A contribution of DKK 20 million (approximately USD 2.9 million) from Denmark’s flexible Emergency Reserve Fund has now been allocated to UNHCR’s response to the displacement in the Central African Republic. This timely funding will help UNHCR protect and assist the many Central African refugees.
“For years, the Central African Republic has been one of the most overlooked and underfunded humanitarian crisis situations in the world. This contribution from Denmark will help UNHCR scale up critical protection activities and deliver much needed help to thousands of newly displaced children, women and men,” says Henrik M. Nordentoft, UNHCR’s Representative to the Nordic and Baltic Countries.
In DRC, UNHCR is supporting the Government with biometric registration of the arriving Central African refugees and asylum-seekers. Currently, 1,000 refugees are registered on a daily basis – and this allows UNHCR to identify and assist particularly vulnerable refugees, such as survivors of gender-based violence and unaccompanied minors. UNHCR is also providing refugees with basic aid such as mats to sleep on, plastics sheets, blankets, mosquito nets and jerrycans to collect water.

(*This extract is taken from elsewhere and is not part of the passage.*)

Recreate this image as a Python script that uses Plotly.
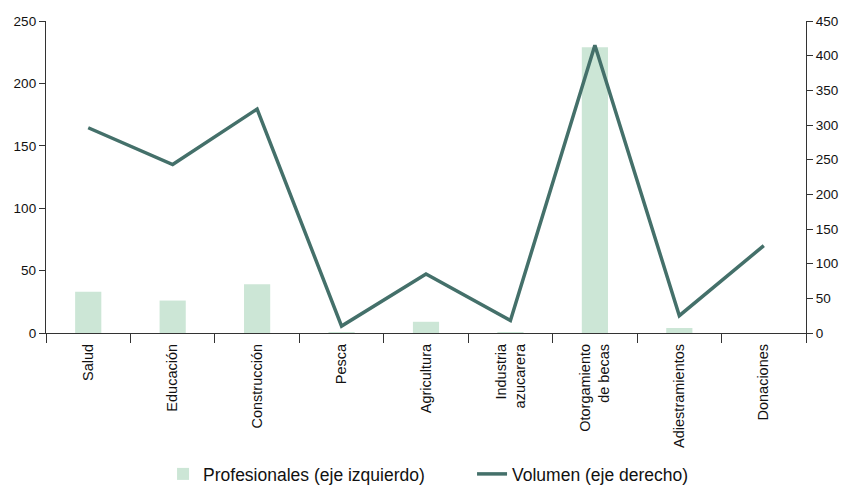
import plotly.graph_objects as go

# Sectores y valores
categorias = ["Salud", "Educación", "Construcción", "Pesca", "Agricultura",
              "Industria<br>azucarera", "Otorgamiento<br>de becas",
              "Adiestramientos", "Donaciones"]
profesionales = [33, 26, 39, 0.5, 9, 0.5, 229, 4, 0]
volumen = [296, 243, 323, 10, 85, 18, 415, 25, 126]

izq_ticks = [0, 50, 100, 150, 200, 250]
der_ticks = [0, 50, 100, 150, 200, 250, 300, 350, 400, 450]

fig = go.Figure()
fig.add_trace(go.Bar(
    x=categorias, y=profesionales, name="Profesionales (eje izquierdo)",
    marker=dict(color="#cce6d6", line=dict(width=0)), width=0.31,
    yaxis="y",
))
fig.add_trace(go.Scatter(
    x=categorias, y=volumen, name="Volumen (eje derecho)", mode="lines",
    line=dict(color="#44706a", width=3.5), yaxis="y2",
))

font_fam = "Liberation Sans, Arial, sans-serif"
txt = "#111"
fig.update_layout(
    width=843, height=485,
    margin=dict(l=46, r=37, t=21, b=152, autoexpand=False),
    paper_bgcolor="white", plot_bgcolor="white",
    font=dict(family=font_fam, size=13, color=txt),
    showlegend=True,
    legend=dict(orientation="h", x=0.154, xanchor="left", y=-0.452,
                yanchor="middle", font=dict(size=17.5, color=txt),
                entrywidth=264, itemwidth=30),
    xaxis=dict(
        type="category", showline=True, linecolor="#333", linewidth=1.3,
        ticks="outside", tickson="boundaries", ticklen=9, tickcolor="#333",
        tickwidth=1.3, tickangle=-90, showgrid=False, automargin=False,
        ticklabelstandoff=4, tickfont=dict(size=14.5, color=txt),
    ),
    yaxis=dict(
        range=[0, 250], tickvals=izq_ticks, showline=True, linecolor="#333",
        linewidth=1.3, ticks="outside", ticklen=6, tickcolor="#333",
        showgrid=False, zeroline=False, automargin=False,
        tickfont=dict(size=13.5, color=txt),
    ),
    yaxis2=dict(
        range=[0, 450], tickvals=der_ticks, overlaying="y", side="right",
        showline=True, linecolor="#333", linewidth=1.3, ticks="outside",
        ticklen=6, tickcolor="#333", showgrid=False, zeroline=False,
        automargin=False, tickfont=dict(size=13.5, color=txt),
    ),
)

fig.write_html("out.html")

Additionally, UNHCR is working to relocate thousands of refugees away from the remote villages, dangerously close to the border and the fighting, and to provide them better shelters in newly developed sites. The plan is to relocate over 25,000 refugees in the coming months to three different sites, where UNHCR is repairing infrastructure, setting up water and sanitation facilities and health centres. Here, the refugees will be able to grow their own crops and become more self-reliant, and their children will be able to attend local schools.
The Central African Republic has for decades been characterized by political unrest and waves of violence, and today almost a third of the country’s population is uprooted and forcibly displaced.
For 28-year old Paul Ouaki and his family, it’s not the first time they have been forced to flee to the Democratic Republic of the Congo, leaving behind their home country. It happened the first time in 2014, but after spending six years in a refugee camp in DRC, the family was repatriated last year with assistance from UNHCR. Following the 2019 peace agreement, UNHCR was helping Central African refugees return home and rebuild their lives – but for Paul Ouaki and his family, and many others, they returned home only to be forced to flee again a year after.
“I was glad to return to my country, when I saw that peace was restored. Now, the events are being repeated,” he said.
Denmark has long ranked among UNHCR’s top ten donors. In 2020, Denmark provided UNHCR with USD 96.5 million. Each year, around USD 35 million of Denmark’s funding is provided as completely unearmarked funding, enabling UNHCR to protect refugees in protracted and underfunded situations.
Within its overall funding, Denmark annually contributes with an Emergency Reserve Fund of DKK 50 million (around USD 7.4 million) at the start of each year, which UNHCR can allocate towards the most urgent needs. The flexibility of the fund allows UNHCR to respond to emergencies, which saves lives and assists displaced people with critical protection needs and acute basic necessities.